RSAR treats datasets by removing attributes that are unnecessary for a classiﬁcation task. It performs greedy feature selection using various versions of the QuickReduct algorithm. It is useful in reducing redundancies in nominally-valued (i.e. discrete) datasets for exploration or as a preprocessing step to training machine learning algorithms on the data. This implementation includes a wide range of optimisations that enable it to process extremely large datasets.
RSAR is available as source, Debian and RPM packages. It's been successfully compiled on GNU/Linux (x86 and SPARC) and Solaris 7 (SPARC). It does have a preference for GNU-based environments, but will happily build on others.
In layman's terms, RSAR simpliﬁes datasets. A dataset categorises things into classes based on some of their properties (called ‘attributes’). For example, the well-known mushroom dataset contains descriptions (size, shape, colour, et cetera) of various species of mushrooms, and whether each is edible or not. An AI program trains on part of the dataset and then attempts to guess the category of other, previously unseen objects. This then forms a measure of its success. The vast majority of such systems suﬀer greatly when dealing with more data than absolutely necessary.
RSAR reads in a dataset, and removes from it all attributes that are irrelevant in categorising the item. Other AI systems can then train on this data without suﬀering to the same extent. Since most datasets (both research and real-world ones) contain immense amounts of redundancy, using
rsar as a pre-processor can be incredibly beneﬁcial — speed-ups of hundreds of times have been measured.

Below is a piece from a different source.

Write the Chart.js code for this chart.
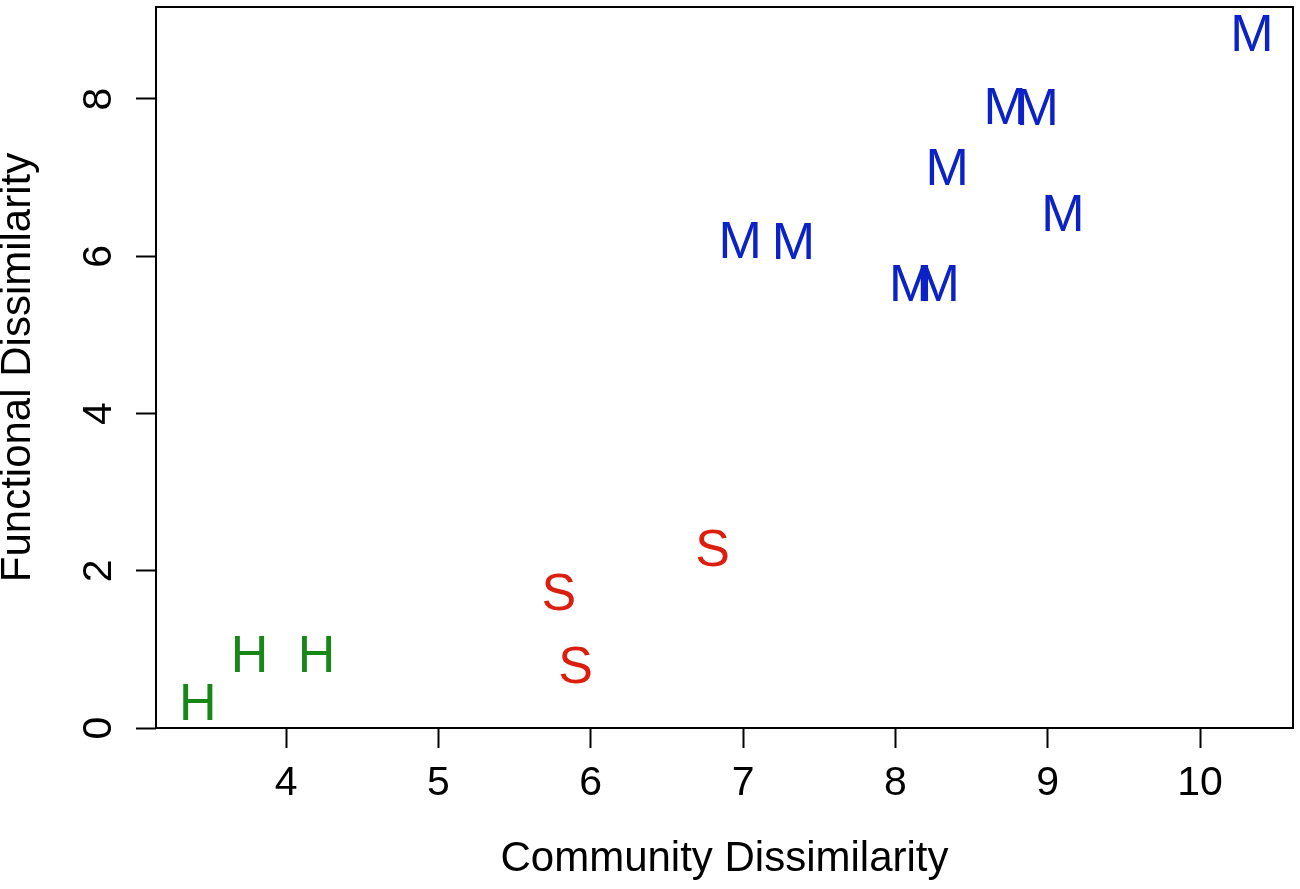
<!DOCTYPE html>
<html>
<head>
<meta charset="utf-8">
<script src="https://cdn.jsdelivr.net/npm/chart.js@4"></script>
<style>
  html, body { margin: 0; padding: 0; background: #fff; }
  #wrap { width: 1300px; height: 889px; }
</style>
</head>
<body>
<div id="wrap"><canvas id="myChart"></canvas></div>
<script>
// group letters, colours
var groups = ['H', 'S', 'M'];
var groupColors = ['#178817', '#DC1E0E', '#0B22C6'];

// community dissimilarity (x) and functional dissimilarity (y) per group
var hX = [3.42, 3.76, 4.20];
var hY = [0.33, 0.95, 0.95];
var sX = [5.79, 5.90, 6.80];
var sY = [1.73, 0.80, 2.30];
var mX = [6.98, 7.33, 8.10, 8.28, 8.34, 8.72, 8.93, 9.10, 10.34];
var mY = [6.21, 6.20, 5.66, 5.67, 7.14, 7.91, 7.90, 6.56, 8.84];

var xTicks = [4, 5, 6, 7, 8, 9, 10];
var yTicks = [0, 2, 4, 6, 8];

function pts(xs, ys) {
    var out = [];
    for (var i = 0; i < xs.length; i++) {
        out.push({x: xs[i], y: ys[i]});
    }
    return out;
}

var allX = [hX, sX, mX];
var allY = [hY, sY, mY];
var datasets = [];
for (var g = 0; g < groups.length; g++) {
    datasets.push({
        label: groups[g],
        data: pts(allX[g], allY[g]),
        pointRadius: 0,
        pointHoverRadius: 0,
        backgroundColor: groupColors[g],
        borderColor: groupColors[g]
    });
}

var FONT = '"Liberation Sans", Arial, sans-serif';

// draw each point as its group letter, like text() in R
var letterPoints = {
    id: 'letterPoints',
    afterDatasetsDraw: function (chart) {
        var ctx = chart.ctx;
        ctx.save();
        ctx.font = '52px ' + FONT;
        ctx.textAlign = 'center';
        ctx.textBaseline = 'middle';
        chart.data.datasets.forEach(function (ds, i) {
            var meta = chart.getDatasetMeta(i);
            ctx.fillStyle = ds.borderColor;
            meta.data.forEach(function (el) {
                ctx.fillText(ds.label, el.x, el.y + 4);
            });
        });
        ctx.restore();
    }
};

// full box around the plot region
var plotBox = {
    id: 'plotBox',
    afterDraw: function (chart) {
        var a = chart.chartArea;
        var ctx = chart.ctx;
        ctx.save();
        ctx.strokeStyle = '#000';
        ctx.lineWidth = 2;
        ctx.strokeRect(a.left, a.top, a.right - a.left, a.bottom - a.top);
        ctx.restore();
    }
};

function noPad(scale) {
    scale.paddingTop = 0;
    scale.paddingBottom = 0;
    scale.paddingLeft = 0;
    scale.paddingRight = 0;
}

var ctx = document.getElementById('myChart').getContext('2d');
var chart = new Chart(ctx, {
    type: 'scatter',
    data: {datasets: datasets},
    options: {
        responsive: true,
        maintainAspectRatio: false,
        animation: false,
        layout: {padding: {top: 7, right: 7, left: 0, bottom: 0}},
        plugins: {
            legend: {display: false},
            tooltip: {enabled: false}
        },
        scales: {
            x: {
                type: 'linear',
                min: 3.146,
                max: 10.61,
                afterBuildTicks: function (scale) {
                    scale.ticks = xTicks.map(function (v) { return {value: v}; });
                },
                afterFit: function (scale) { scale.height = 161; noPad(scale); },
                grid: {
                    display: true,
                    drawOnChartArea: false,
                    drawTicks: true,
                    tickLength: 20,
                    tickWidth: 2,
                    color: '#000'
                },
                border: {display: false},
                ticks: {
                    color: '#000',
                    font: {family: FONT, size: 41},
                    padding: 11,
                    maxRotation: 0,
                    minRotation: 0
                },
                title: {
                    display: true,
                    text: 'Community Dissimilarity',
                    color: '#000',
                    font: {family: FONT, size: 42},
                    padding: {top: 0, bottom: 4}
                }
            },
            y: {
                type: 'linear',
                min: 0,
                max: 9.17,
                afterBuildTicks: function (scale) {
                    scale.ticks = yTicks.map(function (v) { return {value: v}; });
                },
                afterFit: function (scale) { scale.width = 156; noPad(scale); },
                grid: {
                    display: true,
                    drawOnChartArea: false,
                    drawTicks: true,
                    tickLength: 20,
                    tickWidth: 2,
                    color: '#000'
                },
                border: {display: false},
                ticks: {
                    color: '#000',
                    font: {family: FONT, size: 41},
                    padding: 25,
                    minRotation: 90,
                    maxRotation: 90,
                    crossAlign: 'center'
                },
                title: {
                    display: true,
                    text: 'Functional Dissimilarity',
                    color: '#000',
                    font: {family: FONT, size: 42, lineHeight: 0.88},
                    padding: {top: 0, bottom: 0}
                }
            }
        }
    },
    plugins: [letterPoints, plotBox]
});
</script>
</body>
</html>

In many cases, RSAR can oﬀer a beneﬁt to humans too — many simpliﬁcations help humans gauge what attributes of a problem are most important. Cutting costs is also an option. Building an AI-based monitoring or diagnostic system is much cheaper if irrelevant quantities aren't measured at all (rather than measured by expensive sensors, then eventually discarded by the AI diagnostic system).
As such, RSAR has been designed to produce output for both human and machine, and oﬀers options for doing so in various ways. Please refer to the bundled man page for more information.
This version of RSAR was developed on my own time for my university research work and is released under the terms of the GNU General Public License, version 2.